Provided data –
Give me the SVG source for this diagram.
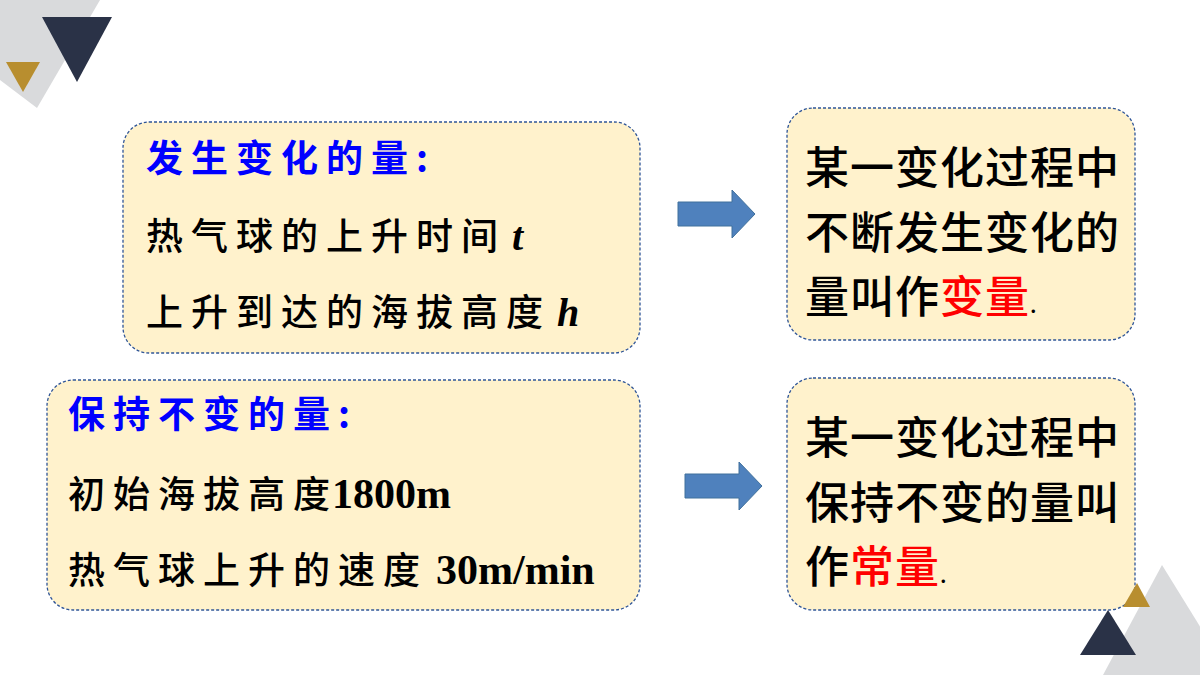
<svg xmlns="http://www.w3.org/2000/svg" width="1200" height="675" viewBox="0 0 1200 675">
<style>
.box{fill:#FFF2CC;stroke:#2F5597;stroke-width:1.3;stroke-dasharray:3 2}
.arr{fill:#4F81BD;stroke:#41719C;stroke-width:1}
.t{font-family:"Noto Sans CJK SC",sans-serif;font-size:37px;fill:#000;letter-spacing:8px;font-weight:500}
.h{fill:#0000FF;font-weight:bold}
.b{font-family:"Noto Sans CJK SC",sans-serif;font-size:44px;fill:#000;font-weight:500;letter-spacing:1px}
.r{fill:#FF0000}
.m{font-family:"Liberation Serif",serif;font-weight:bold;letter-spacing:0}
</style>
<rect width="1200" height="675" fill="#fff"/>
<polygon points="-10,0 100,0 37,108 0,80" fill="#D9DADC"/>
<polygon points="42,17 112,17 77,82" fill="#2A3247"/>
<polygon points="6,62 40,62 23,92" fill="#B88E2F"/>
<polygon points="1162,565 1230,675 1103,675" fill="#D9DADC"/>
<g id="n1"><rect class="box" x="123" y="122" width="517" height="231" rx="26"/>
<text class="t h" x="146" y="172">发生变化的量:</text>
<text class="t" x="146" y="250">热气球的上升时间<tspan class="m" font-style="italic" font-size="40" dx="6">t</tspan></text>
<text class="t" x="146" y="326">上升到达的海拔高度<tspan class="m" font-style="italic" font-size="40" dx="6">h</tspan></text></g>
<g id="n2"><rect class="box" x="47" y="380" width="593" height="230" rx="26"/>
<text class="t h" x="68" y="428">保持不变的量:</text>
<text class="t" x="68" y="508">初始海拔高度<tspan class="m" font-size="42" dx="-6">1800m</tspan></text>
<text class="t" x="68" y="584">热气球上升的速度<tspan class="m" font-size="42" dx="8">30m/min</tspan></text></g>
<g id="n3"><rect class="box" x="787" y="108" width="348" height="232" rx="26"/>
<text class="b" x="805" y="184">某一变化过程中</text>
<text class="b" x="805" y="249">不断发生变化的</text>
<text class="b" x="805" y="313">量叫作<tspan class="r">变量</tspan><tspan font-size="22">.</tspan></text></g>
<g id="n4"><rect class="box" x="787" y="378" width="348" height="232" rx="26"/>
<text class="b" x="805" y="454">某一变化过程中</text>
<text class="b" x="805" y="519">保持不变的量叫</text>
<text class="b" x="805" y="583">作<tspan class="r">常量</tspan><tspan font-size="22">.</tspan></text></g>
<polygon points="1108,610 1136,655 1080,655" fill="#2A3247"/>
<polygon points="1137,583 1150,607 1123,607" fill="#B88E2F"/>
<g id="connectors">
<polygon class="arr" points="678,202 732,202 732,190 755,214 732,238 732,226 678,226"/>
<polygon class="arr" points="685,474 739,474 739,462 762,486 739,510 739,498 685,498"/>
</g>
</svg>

What the task asks – Reproduce the full material exactly, excluding the pictures.

Answer to this task –
Give me the SVG source for this diagram.
<svg xmlns="http://www.w3.org/2000/svg" width="1200" height="675" viewBox="0 0 1200 675">
<style>
.box{fill:#FFF2CC;stroke:#2F5597;stroke-width:1.3;stroke-dasharray:3 2}
.arr{fill:#4F81BD;stroke:#41719C;stroke-width:1}
.t{font-family:"Noto Sans CJK SC",sans-serif;font-size:37px;fill:#000;letter-spacing:8px;font-weight:500}
.h{fill:#0000FF;font-weight:bold}
.b{font-family:"Noto Sans CJK SC",sans-serif;font-size:44px;fill:#000;font-weight:500;letter-spacing:1px}
.r{fill:#FF0000}
.m{font-family:"Liberation Serif",serif;font-weight:bold;letter-spacing:0}
</style>
<rect width="1200" height="675" fill="#fff"/>
<polygon points="-10,0 100,0 37,108 0,80" fill="#D9DADC"/>
<polygon points="42,17 112,17 77,82" fill="#2A3247"/>
<polygon points="6,62 40,62 23,92" fill="#B88E2F"/>
<polygon points="1162,565 1230,675 1103,675" fill="#D9DADC"/>
<g id="n1"><rect class="box" x="123" y="122" width="517" height="231" rx="26"/>
<text class="t h" x="146" y="172">发生变化的量:</text>
<text class="t" x="146" y="250">热气球的上升时间<tspan class="m" font-style="italic" font-size="40" dx="6">t</tspan></text>
<text class="t" x="146" y="326">上升到达的海拔高度<tspan class="m" font-style="italic" font-size="40" dx="6">h</tspan></text></g>
<g id="n2"><rect class="box" x="47" y="380" width="593" height="230" rx="26"/>
<text class="t h" x="68" y="428">保持不变的量:</text>
<text class="t" x="68" y="508">初始海拔高度<tspan class="m" font-size="42" dx="-6">1800m</tspan></text>
<text class="t" x="68" y="584">热气球上升的速度<tspan class="m" font-size="42" dx="8">30m/min</tspan></text></g>
<g id="n3"><rect class="box" x="787" y="108" width="348" height="232" rx="26"/>
<text class="b" x="805" y="184">某一变化过程中</text>
<text class="b" x="805" y="249">不断发生变化的</text>
<text class="b" x="805" y="313">量叫作<tspan class="r">变量</tspan><tspan font-size="22">.</tspan></text></g>
<g id="n4"><rect class="box" x="787" y="378" width="348" height="232" rx="26"/>
<text class="b" x="805" y="454">某一变化过程中</text>
<text class="b" x="805" y="519">保持不变的量叫</text>
<text class="b" x="805" y="583">作<tspan class="r">常量</tspan><tspan font-size="22">.</tspan></text></g>
<polygon points="1108,610 1136,655 1080,655" fill="#2A3247"/>
<polygon points="1137,583 1150,607 1123,607" fill="#B88E2F"/>
<g id="connectors">
<polygon class="arr" points="678,202 732,202 732,190 755,214 732,238 732,226 678,226"/>
<polygon class="arr" points="685,474 739,474 739,462 762,486 739,510 739,498 685,498"/>
</g>
</svg>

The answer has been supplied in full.